Anna Kendrick stars as Darby, a young woman whose perfectly rom-com career rise in the art museum and auction-house world in New York City is not, at least for some time, matched by confidence or self-knowledge in her personal life. (That’s a rom-com cliché too, but “Love Life” pushes Darby’s insecurities farther than most.) We follow Darby (with narration provided by Lesley Manville, a warm but unnecessary presence) from her feckless and underemployed youth toward an adulthood marked by a bit more melancholy and a lot more care. It’s a passage of years told, each episode, through a relationship with one significant person in her life. (Magnus, a particularly pernicious partner played by Nick Thune, manspreads over two installments.)
When it comes to playing a character who ages nearly a decade over the run of the show, Kendrick manages to convince — aided both by the show’s careful eye for what New York City at the turn of the 2010s looked like as opposed to what it looked like in, say, January 2020 and by Kendrick’s own gifts for manifesting youthful insecurity and a growing sense of worth.
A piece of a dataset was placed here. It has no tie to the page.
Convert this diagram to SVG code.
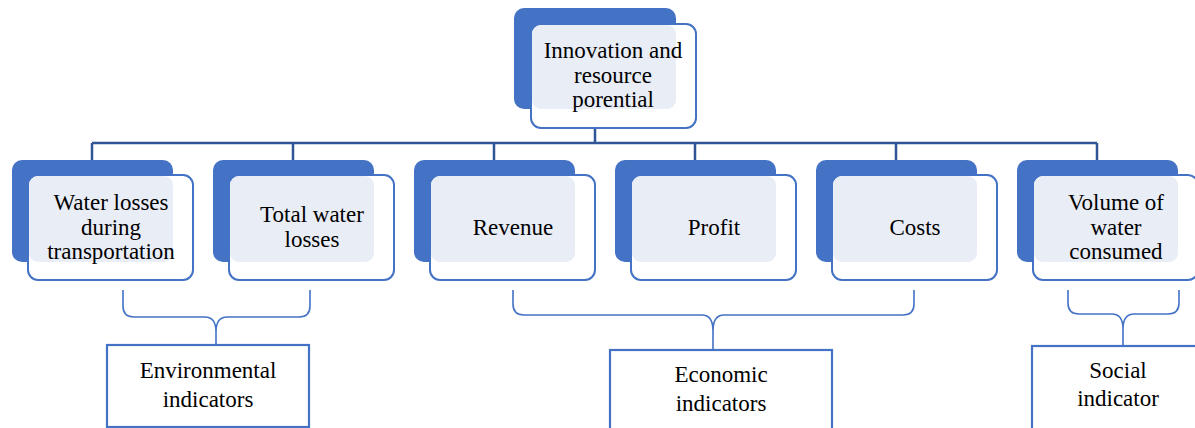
<svg xmlns="http://www.w3.org/2000/svg" width="1195" height="428" viewBox="0 0 1195 428">
  <style>
    .back { fill: #4472C4; }
    .front { fill: #FFFFFF; stroke: #4472C4; stroke-width: 2; }
    .tint { fill: #E9EDF6; }
    .lbl { font-family: 'Liberation Serif', 'Tinos', 'DejaVu Serif', serif; font-size: 23px; fill: #000; text-anchor: middle; }
    .bus { fill: none; stroke: #2F5597; stroke-width: 2.5; }
    .brace { fill: none; stroke: #4472C4; stroke-width: 1.6; }
    .group { fill: #FFFFFF; stroke: #4472C4; stroke-width: 2.2; }
  </style>

  <rect width="1195" height="428" fill="#FFFFFF"/>

  <!-- tree connectors -->
  <g id="connectors">
    <path class="bus" d="M595,109 V143 M92,143 H1097 M92,143 V160 M293,143 V160 M494,143 V160 M695,143 V160 M896,143 V160 M1097,143 V160"/>
    <!-- braces gathering indicators into groups -->
    <path class="brace" d="M123,290 V306 Q123,317 134,317 H205 Q216,317 216,332 V345 M310,290 V306 Q310,317 299,317 H227 Q216,317 216,332"/>
    <path class="brace" d="M513,290 V304 Q513,315 524,315 H702 Q713,315 713,331 V350 M914,290 V304 Q914,315 903,315 H724 Q713,315 713,331"/>
    <path class="brace" d="M1068,290 V303 Q1068,314 1079,314 H1112 Q1123,314 1123,329 V346 M1179,290 V303 Q1179,314 1168,314 H1134 Q1123,314 1123,329"/>
  </g>

  <!-- top node -->
  <g id="node-innovation">
    <rect class="back" x="514" y="8" width="162" height="101" rx="10"/>
    <rect class="front" x="531" y="24" width="165" height="104" rx="10"/>
    <rect class="tint" x="532" y="25" width="144" height="84" rx="9"/>
    <text class="lbl" font-family="Liberation Serif, serif" x="613" y="58">Innovation and</text>
    <text class="lbl" font-family="Liberation Serif, serif" x="613" y="83">resource</text>
    <text class="lbl" font-family="Liberation Serif, serif" x="613" y="107">porential</text>
  </g>

  <!-- indicator nodes -->
  <g id="node-water-transport">
    <rect class="back" x="12" y="160" width="161" height="102" rx="10"/>
    <rect class="front" x="28" y="175" width="165" height="105" rx="10"/>
    <rect class="tint" x="29" y="176" width="144" height="86" rx="9"/>
    <text class="lbl" x="111" y="210">Water losses</text>
    <text class="lbl" x="111" y="235">during</text>
    <text class="lbl" x="111" y="259">transportation</text>
  </g>

  <g id="node-total-losses">
    <rect class="back" x="213" y="160" width="161" height="102" rx="10"/>
    <rect class="front" x="229" y="175" width="165" height="105" rx="10"/>
    <rect class="tint" x="230" y="176" width="144" height="86" rx="9"/>
    <text class="lbl" x="312" y="222">Total water</text>
    <text class="lbl" x="312" y="247">losses</text>
  </g>

  <g id="node-revenue">
    <rect class="back" x="414" y="160" width="161" height="102" rx="10"/>
    <rect class="front" x="430" y="175" width="165" height="105" rx="10"/>
    <rect class="tint" x="431" y="176" width="144" height="86" rx="9"/>
    <text class="lbl" x="513" y="235">Revenue</text>
  </g>

  <g id="node-profit">
    <rect class="back" x="615" y="160" width="161" height="102" rx="10"/>
    <rect class="front" x="631" y="175" width="165" height="105" rx="10"/>
    <rect class="tint" x="632" y="176" width="144" height="86" rx="9"/>
    <text class="lbl" x="714" y="235">Profit</text>
  </g>

  <g id="node-costs">
    <rect class="back" x="816" y="160" width="161" height="102" rx="10"/>
    <rect class="front" x="832" y="175" width="165" height="105" rx="10"/>
    <rect class="tint" x="833" y="176" width="144" height="86" rx="9"/>
    <text class="lbl" x="915" y="235">Costs</text>
  </g>

  <g id="node-water-consumed">
    <rect class="back" x="1017" y="160" width="161" height="102" rx="10"/>
    <rect class="front" x="1033" y="175" width="165" height="105" rx="10"/>
    <rect class="tint" x="1034" y="176" width="144" height="86" rx="9"/>
    <text class="lbl" x="1116" y="210">Volume of</text>
    <text class="lbl" x="1116" y="235">water</text>
    <text class="lbl" x="1116" y="259">consumed</text>
  </g>

  <!-- indicator groups -->
  <g id="group-environmental">
    <rect class="group" x="107" y="345" width="202" height="82"/>
    <text class="lbl" x="208" y="378">Environmental</text>
    <text class="lbl" x="208" y="407">indicators</text>
  </g>

  <g id="group-economic">
    <rect class="group" x="610" y="350" width="222" height="90"/>
    <text class="lbl" x="721" y="382">Economic</text>
    <text class="lbl" x="721" y="411">indicators</text>
  </g>

  <g id="group-social">
    <rect class="group" x="1032" y="346" width="172" height="94"/>
    <text class="lbl" x="1118" y="378">Social</text>
    <text class="lbl" x="1118" y="406">indicator</text>
  </g>
</svg>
And its limning of social types, from the chaotically resentful yet magnetic Magnus to the never-quite-grew-up best friend Sara (Zoë Chao), is effective, too.
That both of these characters have complex, knotty relationships with alcohol provides Darby something against which to push back. That’s welcome, given that Darby’s own backstory, highlighted in a flashback episode, threatens to throw the character and the show entirely off. Without spoiling unduly, suffice it to say that high-school-age Darby was both a romantic and a liar, in ways that prompt her to be reactive rather than proactive throughout her adult life — a strange trait for a protagonist. It’s better, perhaps, to see Darby grow and change in response to the great loves of her life than to force upon her a narrative that doesn’t fit.
In all, “Love Life” is amply watchable, if telling a story that seems not to be demanding its own telling. The Magnus plotline’s sprawl — defying the rules the show itself has set forth — kind of epitomizes this: He’s a character more compelling than anything else onscreen, but his awfulness makes Darby’s ongoing tolerance seem beyond belief, if there weren’t so much time to fill and she weren’t a central character defined by her lack of definition.
All of which emphasizes the bind the show faces when placed within the context of HBO Max, the strong case it needs to make in a delicate fashion. This series has to help convince viewers who haven’t already been HBO subscribers that the new AT&T-owned service with HBO branding is worth their time. And it also, at least somewhat, must convince existing HBO viewers — ones who’ve watched “Sex and the City” or “Insecure,” both of which occupy similar-though-not-the-same romantic-dramedy turf — that the HBO brand is still an imprimatur of a particular sort of quality.
“Love Life,” carefully-wrought as it is, is an odd show to fulfill that brief. It’s too low-fi to generate the sort of fireworks that, say, “The Morning Show” did for Apple TV Plus at launch (Anna Kendrick’s exposure at present as the star of a Quibi series, a Disney Plus movie, and the on-demand feature “Trolls World Tour” does not necessarily help matters). And it is not quite an HBO show. That network’s tradition of distinctive and handpicked shows is matched, somewhat, in the craft on display. But “Love Life’s” meandering uncertainty about its story leads to a great-looking show wobbly in a way a cabler graded on quality every time would likely force to refine and redefine. As it stands, though, “Love Life” is a piece of content that makes for amiable company and that doesn’t stand out as particularly grievous; as part of a library graded on capacity rather than curation, it fits right in.